Challenge
Pictures are not part of the copy. Give again exactly the lines from the one with "Recreate this image" to the one with "const arrowTips = [[2012.4,3.10],[2012.52,2.61],[2012.5,1.41]];", inclusive.

Dataset rows
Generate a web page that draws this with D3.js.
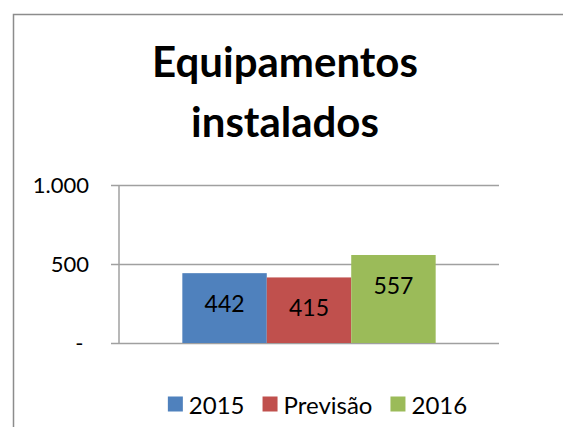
<!DOCTYPE html>
<html>
<head>
<meta charset="utf-8">
<script src="https://cdn.jsdelivr.net/npm/d3@7"></script>
<style>
    html, body { margin: 0; background: #fff; overflow: hidden; }
    svg { display: block; }
</style>
</head>
<body>
<div id="bar-chart"><svg></svg></div>
<script>
var categories = [""];
var series = ["2015", "Previsão", "2016"];
var values = [442, 415, 557];
var colors = ["#4F81BD", "#C0504D", "#9BBB59"];
var yTicks = [0, 500, 1000];
var titleLines = ["Equipamentos", "instalados"];

var W = 563, H = 427;
var plot = {left: 119, right: 499, top: 185, bottom: 343};
var font = "Lato, 'Noto Sans', sans-serif";

var pt = d3.formatLocale({decimal: ",", thousands: ".", grouping: [3], currency: ["R$", ""]});
var fmt = pt.format(",d");

var svg = d3.select("#bar-chart").select("svg")
    .attr("width", W)
    .attr("height", H);

// chart frame: only the left and top edges are inside the picture
svg.append("path")
    .attr("d", "M13.5," + H + "V14.5H" + W)
    .attr("fill", "none")
    .attr("stroke", "#8c8c8c")
    .attr("stroke-width", 1.5);

// title
svg.append("g").selectAll("text")
    .data(titleLines)
    .enter()
    .append("text")
    .attr("x", 285)
    .attr("y", function (d, i) { return 77 + i * 60; })
    .attr("text-anchor", "middle")
    .style("font-family", font)
    .style("font-weight", "bold")
    .style("font-size", "42px")
    .text(function (d) { return d; });

var y = d3.scaleLinear()
    .domain([0, 1000])
    .range([plot.bottom, plot.top]);

var x = d3.scaleBand()
    .domain(categories)
    .range([plot.left, plot.right])
    .paddingInner(1 / 3)
    .paddingOuter(1 / 6);

var xs = d3.scaleBand()
    .domain(series)
    .range([0, x.bandwidth()])
    .padding(0);

// gridlines + tick labels
var yAxis = d3.axisLeft(y)
    .tickValues(yTicks)
    .tickSize(0)
    .tickPadding(22)
    .tickFormat(function (d) { return d === 0 ? "-\u00a0" : fmt(d); });

var gy = svg.append("g")
    .attr("transform", "translate(" + (plot.left - 8) + ",0)")
    .call(yAxis);
gy.select(".domain").remove();
gy.selectAll(".tick line")
    .attr("x1", 0)
    .attr("x2", plot.right - plot.left + 8)
    .attr("stroke", "#a0a0a0")
    .attr("stroke-width", 1.5);
gy.selectAll(".tick text")
    .attr("fill", "#000")
    .style("font-family", font)
    .style("font-size", "22px");

svg.append("line")
    .attr("x1", plot.left)
    .attr("x2", plot.left)
    .attr("y1", y(1000))
    .attr("y2", y(0))
    .attr("stroke", "#a0a0a0")
    .attr("stroke-width", 1.5);

// bars
var bars = svg.append("g")
    .attr("transform", "translate(" + x(categories[0]) + ",0)");

bars.selectAll("rect")
    .data(values)
    .enter()
    .append("rect")
    .attr("x", function (d, i) { return xs(series[i]); })
    .attr("y", function (d) { return y(d); })
    .attr("width", xs.bandwidth())
    .attr("height", function (d) { return y(0) - y(d); })
    .attr("fill", function (d, i) { return colors[i]; });

bars.selectAll("text")
    .data(values)
    .enter()
    .append("text")
    .attr("x", function (d, i) { return xs(series[i]) + xs.bandwidth() / 2; })
    .attr("y", function (d) { return y(d) + 30; })
    .attr("text-anchor", "middle")
    .attr("dominant-baseline", "central")
    .style("font-family", font)
    .style("font-size", "23px")
    .text(function (d) { return fmt(d); });

// legend
var legend = svg.append("g");
var items = legend.selectAll("g")
    .data(series)
    .enter()
    .append("g");
items.append("rect")
    .attr("width", 15)
    .attr("height", 15)
    .attr("y", -7.5)
    .attr("fill", function (d, i) { return colors[i]; });
items.append("text")
    .attr("x", 21)
    .attr("dominant-baseline", "central")
    .style("font-family", font)
    .style("font-size", "24px")
    .text(function (d) { return d; });

var pos = 0;
items.each(function () {
    var w = 21 + d3.select(this).select("text").node().getComputedTextLength();
    d3.select(this).attr("transform", "translate(" + pos + ",0)");
    pos += w + 18;
});
var total = pos - 18;
legend.attr("transform", "translate(" + (317.5 - total / 2) + ",404)");
</script>
</body>
</html>
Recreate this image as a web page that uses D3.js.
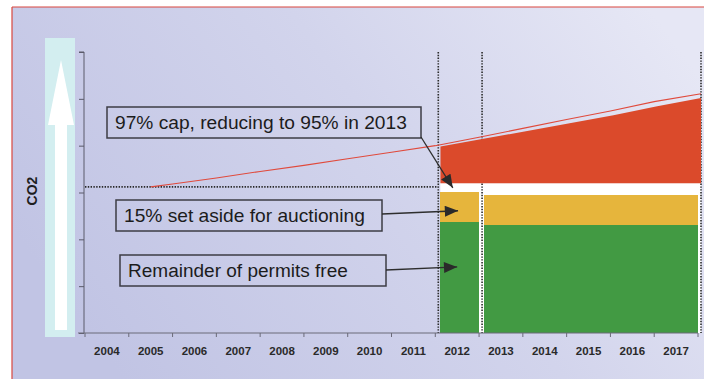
<!DOCTYPE html>
<html><head><meta charset="utf-8">
<script src="https://cdn.jsdelivr.net/npm/d3@7"></script>
<style>html,body{margin:0;padding:0;background:#fff;}svg{display:block;font-family:"Liberation Sans",Arial,sans-serif;}</style>
</head><body>
<script>
// ---- data ----
const years = [2004,2005,2006,2007,2008,2009,2010,2011,2012,2013,2014,2015,2016,2017];
const yTicks = [0,1,2,3,4,5,6];
const baselineValue = 3.12;               // dotted historical level
const baselineFrom = 2004, baselineTo = 2012;
// business-as-usual emissions (thin red line)
const trendYears  = [2005.5,2006,2007,2008,2009,2010,2011,2012,2013,2014,2015,2016,2017,2018.07];
const trendValues = [3.12,3.18,3.31,3.45,3.58,3.72,3.86,4.0,4.18,4.37,4.56,4.74,4.94,5.11];
// 97% -> 95% cap band (red area)
const capYears  = [2012.05,2013,2014,2015,2016,2017,2018];
const capTop    = [3.98,4.14,4.31,4.48,4.65,4.84,5.02];
const capFloor  = 3.2;
// per-year allocation
const allocYears   = [2012,2013,2014,2015,2016,2017];
const auctionTop   = [3.01,2.95,2.95,2.95,2.95,2.95];
const freeTop      = [2.37,2.31,2.31,2.31,2.31,2.31];
const periodStarts = [2012,2013];
const periodLines  = [2012,2013,2018];
const labels = ["97% cap, reducing to 95% in 2013","15% set aside for auctioning","Remainder of permits free"];
const arrowTips = [[2012.4,3.10],[2012.52,2.61],[2012.5,1.41]];

const W=704,H=379;
const svg=d3.select("body").append("svg").attr("width",W).attr("height",H);
const defs=svg.append("defs");
const g1=defs.append("linearGradient").attr("id","bg").attr("x1","0").attr("y1","0.6").attr("x2","1").attr("y2","0.2");
g1.append("stop").attr("offset","0").attr("stop-color","#c1c4e4");
g1.append("stop").attr("offset","0.55").attr("stop-color","#d2d4ec");
g1.append("stop").attr("offset","1").attr("stop-color","#e6e7f5");
defs.append("marker").attr("id","ah").attr("viewBox","0 0 12 10").attr("refX",12).attr("refY",5)
  .attr("markerWidth",14).attr("markerHeight",11).attr("markerUnits","userSpaceOnUse").attr("orient","auto")
  .append("path").attr("d","M0,0L12,5L0,10Z").attr("fill","#2a2a2a");

// frame
svg.append("rect").attr("x",12).attr("y",7).attr("width",W-12).attr("height",H-7).attr("fill","url(#bg)");
svg.append("line").attr("x1",12).attr("x2",W).attr("y1",7).attr("y2",7).attr("stroke","#d9473f").attr("stroke-width",1.2);
svg.append("line").attr("x1",12).attr("x2",12).attr("y1",7).attr("y2",H).attr("stroke","#d9473f").attr("stroke-width",1.2);

// scales
const x0=85,x1=698;
const xb=d3.scaleBand().domain(years).range([x0,x1]).padding(0);
const xl=d3.scaleLinear().domain([2004,2018]).range([x0,x1]);
const y=d3.scaleLinear().domain([0,6]).range([333,52]);
const bw=xb.bandwidth();

// left CO2 arrow decoration
svg.append("rect").attr("x",45).attr("y",38).attr("width",30).attr("height",299).attr("fill","#d3eef0");
svg.append("path").attr("d","M55,330L55,125L48,125L61,60L74,125L67,125L67,330Z").attr("fill","#ffffff");
svg.append("text").attr("transform","translate(37,191) rotate(-90)").attr("text-anchor","middle")
  .attr("font-size",14).attr("font-weight","bold").attr("fill","#1e1e1e").text("CO2");

// white band behind allocation
svg.append("rect").attr("x",xl(2012)+5).attr("y",y(capFloor)).attr("width",xl(2018)+3-(xl(2012)+5))
  .attr("height",y(0)-y(capFloor)).attr("fill","#ffffff");

// bars
const alloc=allocYears.map((yr,i)=>({yr,auc:auctionTop[i],free:freeTop[i]}));
const bx=d=>xb(d.yr)+(periodStarts.includes(d.yr)?5:0);
const bwid=d=>bw-(periodStarts.includes(d.yr)?5:0)+(d.yr===2017||d.yr===2012?0:1);
svg.selectAll(".auc").data(alloc).join("rect").attr("x",bx).attr("width",bwid)
  .attr("y",d=>y(d.auc)).attr("height",d=>y(d.free)-y(d.auc)).attr("fill","#e6b53c")
  .attr("shape-rendering","crispEdges");
svg.selectAll(".free").data(alloc).join("rect").attr("x",bx).attr("width",bwid)
  .attr("y",d=>y(d.free)).attr("height",d=>y(0)-y(d.free)).attr("fill","#429a43")
  .attr("shape-rendering","crispEdges");

// dotted lines
svg.selectAll(".vl").data(periodLines).join("line")
  .attr("x1",d=>xl(d)+3).attr("x2",d=>xl(d)+3).attr("y1",y(6)).attr("y2",y(0))
  .attr("stroke","#2a2a2a").attr("stroke-width",1.6).attr("stroke-dasharray","1.4,1.4");
svg.append("line").attr("x1",xl(baselineFrom)).attr("x2",xl(baselineTo)+3)
  .attr("y1",y(baselineValue)).attr("y2",y(baselineValue))
  .attr("stroke","#2a2a2a").attr("stroke-width",1.6).attr("stroke-dasharray","1.4,1.4");

// cap area
const capData=capYears.map((yr,i)=>({yr,v:capTop[i]}));
svg.append("path").datum(capData)
  .attr("d",d3.area().x(d=>xl(d.yr)+3).y0(y(capFloor)).y1(d=>y(d.v)))
  .attr("fill","#db4a2b");
// trend line
const trend=trendYears.map((yr,i)=>({yr,v:trendValues[i]}));
svg.append("path").datum(trend)
  .attr("d",d3.line().x(d=>xl(d.yr)).y(d=>y(d.v)))
  .attr("fill","none").attr("stroke","#e04a3c").attr("stroke-width",1.1);

// axes
const ya=svg.append("g").attr("transform",`translate(${x0-1},0)`)
  .call(d3.axisLeft(y).tickValues(yTicks).tickSize(5).tickFormat(""));
ya.select(".domain").attr("stroke","#5a5a6a").attr("d",`M-5,${y(6)}H0V${y(0)}`);
ya.selectAll(".tick line").attr("stroke","#5a5a6a");
const xa=svg.append("g").attr("transform",`translate(0,${y(0)})`)
  .call(d3.axisBottom(xb).tickSize(0).tickPadding(14));
xa.select(".domain").attr("stroke","#6a6a78").attr("d",`M78,0H${x1}`);
xa.selectAll(".tick text").attr("font-size",11.5).attr("font-weight","bold").attr("fill","#2a2a2a")
  .attr("font-family","'Liberation Sans',Arial,sans-serif");
svg.append("g").selectAll("line").data(years.concat([2018])).join("line")
  .attr("x1",d=>xl(d)).attr("x2",d=>xl(d)).attr("y1",y(0)).attr("y2",y(0)+4)
  .attr("stroke","#6a6a78");

// annotations
const boxes=[
  {x:107,y:107,w:314,h:31,tx:115,tw:292,ax:[421,137]},
  {x:116,y:200,w:266,h:31,tx:124,tw:241,ax:[382,214]},
  {x:120,y:255,w:266,h:31,tx:128,tw:220,ax:[386,270]}
];
boxes.forEach((b,i)=>{
  svg.append("rect").attr("x",b.x).attr("y",b.y).attr("width",b.w).attr("height",b.h)
    .attr("fill","none").attr("stroke","#3c3c44").attr("stroke-width",1.5);
  const t=svg.append("text").attr("x",b.tx).attr("y",b.y+b.h/2+6).attr("font-size",17)
    .attr("fill","#1c1c1c").text(labels[i]);
  const len=t.node().getComputedTextLength();
  t.attr("font-size",17*b.tw/len);
  svg.append("line").attr("x1",b.ax[0]).attr("y1",b.ax[1])
    .attr("x2",xl(arrowTips[i][0])).attr("y2",y(arrowTips[i][1]))
    .attr("stroke","#2e2e2e").attr("stroke-width",1.3).attr("marker-end","url(#ah)");
});
</script>
</body></html>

Task solution
Recreate this image as a web page that uses D3.js.
<!DOCTYPE html>
<html><head><meta charset="utf-8">
<script src="https://cdn.jsdelivr.net/npm/d3@7"></script>
<style>html,body{margin:0;padding:0;background:#fff;}svg{display:block;font-family:"Liberation Sans",Arial,sans-serif;}</style>
</head><body>
<script>
// ---- data ----
const years = [2004,2005,2006,2007,2008,2009,2010,2011,2012,2013,2014,2015,2016,2017];
const yTicks = [0,1,2,3,4,5,6];
const baselineValue = 3.12;               // dotted historical level
const baselineFrom = 2004, baselineTo = 2012;
// business-as-usual emissions (thin red line)
const trendYears  = [2005.5,2006,2007,2008,2009,2010,2011,2012,2013,2014,2015,2016,2017,2018.07];
const trendValues = [3.12,3.18,3.31,3.45,3.58,3.72,3.86,4.0,4.18,4.37,4.56,4.74,4.94,5.11];
// 97% -> 95% cap band (red area)
const capYears  = [2012.05,2013,2014,2015,2016,2017,2018];
const capTop    = [3.98,4.14,4.31,4.48,4.65,4.84,5.02];
const capFloor  = 3.2;
// per-year allocation
const allocYears   = [2012,2013,2014,2015,2016,2017];
const auctionTop   = [3.01,2.95,2.95,2.95,2.95,2.95];
const freeTop      = [2.37,2.31,2.31,2.31,2.31,2.31];
const periodStarts = [2012,2013];
const periodLines  = [2012,2013,2018];
const labels = ["97% cap, reducing to 95% in 2013","15% set aside for auctioning","Remainder of permits free"];
const arrowTips = [[2012.4,3.10],[2012.52,2.61],[2012.5,1.41]];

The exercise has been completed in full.